I set out to make a genie shaped vase 2" or 3" taller and wider than how it turned out but because it was a block of Jarrah firewood that looked good but it transpired that there were numerous holes and cavities. Despite these defects I turned what appeared to be the best section. The photographs start where I filled-in the defects with Jarrah coloured filler which unfortunately dried a far different shade. After sanding I treated the whole vase with dark Mahogany stain but the filler was still very noticeable. I sanded it back and covered it with dark Walnut stain and this looked pretty good so I carried on with three coats of satin lacquer. The next morning (today) I was disappointed to find an orange peel effect so I gave a rubdown with 400 grit followed by 0000grade wire wool, stopping when there was a very nice lustre. I followed this with a soft cloth and the finish was far better than I could have hoped for.


----------



## BernieW (Sep 12, 2006)

Well Harry I think you have a series going. That is another beautiful vase. Really well done. Finish turned out really nice.


----------



## vikingcraftsman (Mar 31, 2006)

Thanks for giving me some thing nice to look at.


----------



## jlord (Nov 16, 2009)

I think the fixing on the finish came out better than if you left it alone. It makes the grain come alive & standout. Very nice. 
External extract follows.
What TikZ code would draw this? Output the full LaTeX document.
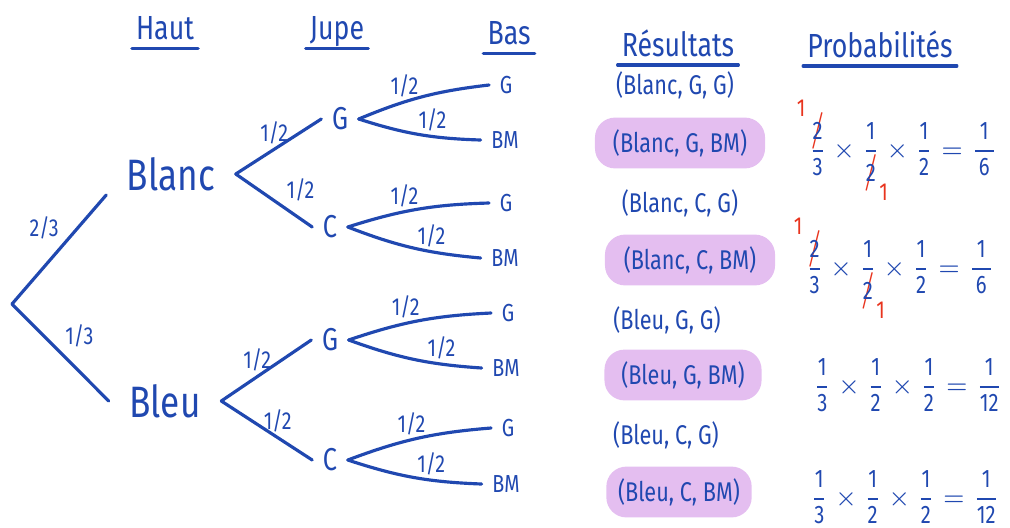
\documentclass[tikz,border=0pt]{standalone}
\usepackage{amsmath}
\usepackage{cancel}
\usepackage{fontspec}
\setmainfont{Fira Sans}[FakeStretch=0.8]
\usepackage{tikz}

\definecolor{ink}{RGB}{32,72,176}
\definecolor{hilite}{RGB}{228,190,240}
\definecolor{redink}{RGB}{232,52,30}
\renewcommand{\CancelColor}{\color{redink}}
\newcommand{\fr}[2]{\dfrac{\text{#1}}{\text{#2}}}
\newcommand{\upone}{\llap{\textcolor{redink}{\raisebox{1.7ex}{\scriptsize 1}}\hspace{2pt}}}
\newcommand{\downone}{\rlap{\hspace{1pt}\textcolor{redink}{\raisebox{-1.4ex}{\scriptsize 1}}}}

\begin{document}
\begin{tikzpicture}[x=0.01cm, y=-0.01cm, line cap=round, line join=round,
		every node/.style={text=ink},
		branch_style/.style={draw=ink, line width=0.9pt},
		top_style/.style={font=\fontsize{12.5}{14}\selectfont, inner xsep=0.2cm, inner ysep=1pt},
		mid_style/.style={font=\fontsize{9}{11}\selectfont, inner xsep=0.1cm},
		leaf_style/.style={font=\fontsize{7}{8}\selectfont, inner xsep=0.1cm},
		prob_style/.style={font=\fontsize{7}{8}\selectfont, inner sep=1pt},
		head_style/.style={font=\fontsize{9.5}{11}\selectfont, inner xsep=1pt},
		res_style/.style={font=\fontsize{7.7}{10}\selectfont},
		pick_style/.style={res_style, fill=hilite, rounded corners=0.2cm, minimum height=0.46cm},
		calc_style/.style={font=\fontsize{7.2}{9}\selectfont, inner sep=0pt}]
		
		\useasboundingbox (0,0) rectangle (1010,527);
		
		% column titles
		\node[head_style] (haut) at (165,28)  {Haut};
		\node[head_style] (jupe) at (337,32)  {Jupe};
		\node[head_style] (bas) at (509,33)  {Bas};
		\node[head_style] (res) at (678,43)  {Résultats};
		\node[head_style] (proba) at (880,44)  {Probabilités};
		\foreach \h in {haut,jupe,bas,res,proba}
			\draw[branch_style] ([yshift=-2.5pt]\h.base west) -- ([yshift=-2.5pt]\h.base east);
		
		% tree
		\coordinate (root) at (12,304);
		\node[top_style] (blanc) at (171,174)  {Blanc};
		\node[top_style] (bleu) at (165,401)  {Bleu};
		\node[mid_style] (g1) at (340,119)  {G};
		\node[mid_style] (c1) at (330,227)  {C};
		\node[mid_style] (g2) at (330,340)  {G};
		\node[mid_style] (c2) at (330,460)  {C};
		\node[leaf_style] (g1g) at (506,85)  {G};
		\node[leaf_style] (g1b) at (505,140)  {BM};
		\node[leaf_style] (c1g) at (506,203)  {G};
		\node[leaf_style] (c1b) at (505,258)  {BM};
		\node[leaf_style] (g2g) at (508,313)  {G};
		\node[leaf_style] (g2b) at (506,368)  {BM};
		\node[leaf_style] (c2g) at (508,428)  {G};
		\node[leaf_style] (c2b) at (506,484)  {BM};
		
		\draw[branch_style]  (root) -- node[prob_style, above left, pos=0.55] {2/3} (blanc.south west);
		\draw[branch_style]  (root) -- node[prob_style, above right, pos=0.5] {1/3} (bleu.west);
		\draw[branch_style]  (blanc.east) -- node[prob_style, above, pos=0.45] {1/2} (g1.west);
		\draw[branch_style]  (blanc.east) -- node[prob_style, above right, pos=0.6] {1/2} (c1.west);
		\draw[branch_style]  (bleu.east) -- node[prob_style, above, pos=0.4] {1/2} (g2.west);
		\draw[branch_style]  (bleu.east) -- node[prob_style, above, pos=0.62] {1/2} (c2.west);
		\draw[branch_style]  (g1.east) to[bend left=8] node[prob_style, above, pos=0.35] {1/2} (g1g.west);
		\draw[branch_style]  (g1.east) to[bend right=8] node[prob_style, above, pos=0.62] {1/2} (g1b.west);
		\draw[branch_style]  (c1.east) to[bend left=8] node[prob_style, above, pos=0.4] {1/2} (c1g.west);
		\draw[branch_style]  (c1.east) to[bend right=8] node[prob_style, above, pos=0.65] {1/2} (c1b.west);
		\draw[branch_style]  (g2.east) to[bend left=8] node[prob_style, above, pos=0.4] {1/2} (g2g.west);
		\draw[branch_style]  (g2.east) to[bend right=8] node[prob_style, above, pos=0.72] {1/2} (g2b.west);
		\draw[branch_style]  (c2.east) to[bend left=8] node[prob_style, above, pos=0.45] {1/2} (c2g.west);
		\draw[branch_style]  (c2.east) to[bend right=8] node[prob_style, above, pos=0.64] {1/2} (c2b.west);
		
		% outcomes
		\node[res_style] (r1) at (675,85)  {(Blanc, G, G)};
		\node[pick_style, minimum width=1.7cm] (r2) at (680,143)  {(Blanc, G, BM)};
		\node[res_style] (r3) at (680,203)  {(Blanc, C, G)};
		\node[pick_style, minimum width=1.7cm] (r4) at (690,260)  {(Blanc, C, BM)};
		\node[res_style] (r5) at (667,320)  {(Bleu, G, G)};
		\node[pick_style, minimum width=1.57cm] (r6) at (683,375)  {(Bleu, G, BM)};
		\node[res_style] (r7) at (666,435)  {(Bleu, C, G)};
		\node[pick_style, minimum width=1.38cm] (r8) at (679,492)  {(Bleu, C, BM)};
		
		% products
		\node[calc_style] (p2) at (903,150)  {$\dfrac{\upone\cancel{\text{2}}}{\text{3}}\times\dfrac{\text{1}}{\cancel{\text{2}}\downone}\times\fr{1}{2}=\dfrac{\,\text{1}\,}{\text{6}}$};
		\node[calc_style] (p4) at (900,268)  {$\dfrac{\upone\cancel{\text{2}}}{\text{3}}\times\dfrac{\text{1}}{\cancel{\text{2}}\downone}\times\fr{1}{2}=\dfrac{\,\text{1}\,}{\text{6}}$};
		\node[calc_style] (p6) at (908,385)  {$\fr{1}{3}\times\fr{1}{2}\times\fr{1}{2}=\fr{1}{12}$};
		\node[calc_style] (p8) at (905,497)  {$\fr{1}{3}\times\fr{1}{2}\times\fr{1}{2}=\fr{1}{12}$};
		
\end{tikzpicture}
\end{document}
Since they are Genie Vase's are you trying to up your wish count?:lol:


----------



## oldnewbie (Sep 18, 2006)

Beautiful work, Harry. I especially like the smooth lines and curves. Finish is glorious!

Neal


----------



## harrysin (Jan 15, 2007)

Thanks for all your lovely remarks guys. Regarding the finish, it's the best I've ever achieved and it was accidental! Sanding the lacquer about half it's thickness 'till it was smooth then using 0000 wire wool gave a finish similar to the two part mix that spreads itself over the surface. Similar to when I use Danish oil, after the last coat has hardened I rub down with 0000 wire wool and the longer I rub the higher the shine.
I'm going to try this "new" method again to make sure that it wasn't a fluke.
I gave the lathe a well earned rest today and made a small freehand sign which I'll post a photo-shoot of in the next day or two.


----------



## bobj3 (Jan 17, 2006)

Hi Harry

Nice job now you just need to learn how to play them. 

Snake Charmer - YouTube

Snake Charmer - Google Search

========



harrysin said:


> Thanks for all your lovely remarks guys. Regarding the finish, it's the best I've ever achieved and it was accidental! Sanding the lacquer about half it's thickness 'till it was smooth then using 0000 wire wool gave a finish similar to the two part mix that spreads itself over the surface. Similar to when I use Danish oil, after the last coat has hardened I rub down with 0000 wire wool and the longer I rub the higher the shine.
> I'm going to try this "new" method again to make sure that it wasn't a fluke.
> I gave the lathe a well earned rest today and made a small freehand sign which I'll post a photo-shoot of in the next day or two.


----------



## harrysin (Jan 15, 2007)

I prefer to keep rubbing it Bob in the hope that another genie, rather than a snake will appear.


----------



## bobj3 (Jan 17, 2006)

Hi Harry

If you get a real one " genie" to pop out I'm going to make one too 
But I think I would have more luck rubbing my 100 dollar tattoo,I know that genie by name. :nhl_checking::moil: like they say be careful what you wish for..you just may get it.. 


=========



harrysin said:


> I prefer to keep rubbing it Bob in the hope that another genie, rather than a snake will appear.


----------



## papawd (Jan 5, 2011)

Harry, it looks good and I still would like one if Ya can make a Jenie pop out


----------